The vertical shaft 13 retained in flanged bearing 17 is coupled to the operating lever 32 by pin 18. The lever 32 being coupled to flange 19, and adjustable friction brake 27 by nut 20. Regularly spaced holes 21 along the lever 32 for attaching weight 22.

A vacuum cylinder 23 with internal plunger 24 is mounted on top of base 11 with the plunger operating shaft coupled to lever 32 by pin 25. The rate of vacuum flow is adjustable by valve 31.

The operating lever 32 is locked in the upward loaded position by latch 26. Latch 26 releasable by the counterclockwise rotation of the crucible support shaft 7 through the linkage 35.

A torsion spring 28 biases the shaft 13 to rotate the shield cup 8 into the proper position above the flask 10 to align the plunger 9 with the top opening in the flask 10. The shaft 13 is restrained from rotating by latch 29 fastened to shaft 13 by collar 30. Upward movement of that portion of lever 32 engaging latch 29, releases latch 29 allowing rotation of shaft 13.

The sequence of operations of the casting apparatus is initiated by adjusting the weight 22 to apply the selected load to shaft 13. The weight is then raised to the loaded position and retained by latch 26. Friction brake 27 is adjusted to regulate the rate of rotation of the operating lever 32 and consequently the rate pressure is applied by plunger 9. The metal to be cast is placed into the crucible 33 and heated to the molten state by a suitable flame.
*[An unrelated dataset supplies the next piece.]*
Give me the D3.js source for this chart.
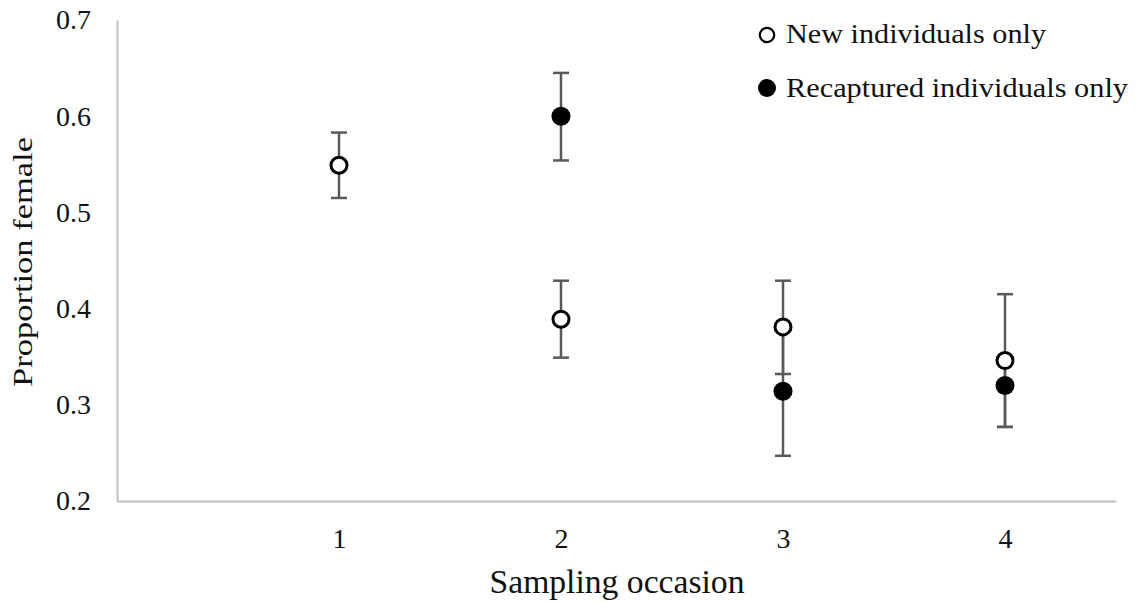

When the metal reaches the proper temperature the crucible is rotated to pour the fluid metal into the flask 10. After pouring, the crucible is rotated counterclockwise to depress linkage shaft 35 to overcome spring 36 positioned by screw collar 37. Downward movement of shaft 35 releases latch 26 allowing lever to rotate clockwise to release latch 29. Releasing latch 29 allows shaft 13 to rotate and depress shield cut 8 and plunger into the opening in the casting flask 10. Simultaneously, the weight 22 acting on lever 32 applies vertically downward loading on the shaft to operate plunger 24 in vacuum pump 23 to apply vacuum to valve 31 and flask 10. Thus, the described casting apparatus, in rapid sequence applies preselected pressure and vacuum to the flask 10. The high leverage long stroke operating lever 32 provides high pressure to the short stroke plunger 9. Operator protection is provided by the shield cup and interlocking linkages.

Claims

1. In a casting apparatus of the type comprising a base, a mold mounted on the base, a pouring mechanism for pouring molten metal into the mold, a pressure system at the top of the mold for applying pressure to force the molten metal into the mold, and a vacuum system at a bottom of the mold for drawing molten metal into the mold, the improvements comprising:

(a) a weighted lever coupled with the pressure system and the vacuum system, said lever being coupled to a pressure plunger of the pressure system and a vacuum pump piston of the vacuum system;

(b) means for positioning the plunger over an opening in the mold;

(c) adjustable means for regulating the rate at which the lever rotates about a pivot point;

(d) means on the lever for positioning weights along the lever;

(e) a rotatable crucible to pour molten metal into the mold;

(f) latching means to lock the lever in an upward loaded position; and

(g) linkage means connecting the crucible and the latching means, said linkage means releasing the latching means upon contact with the crucible.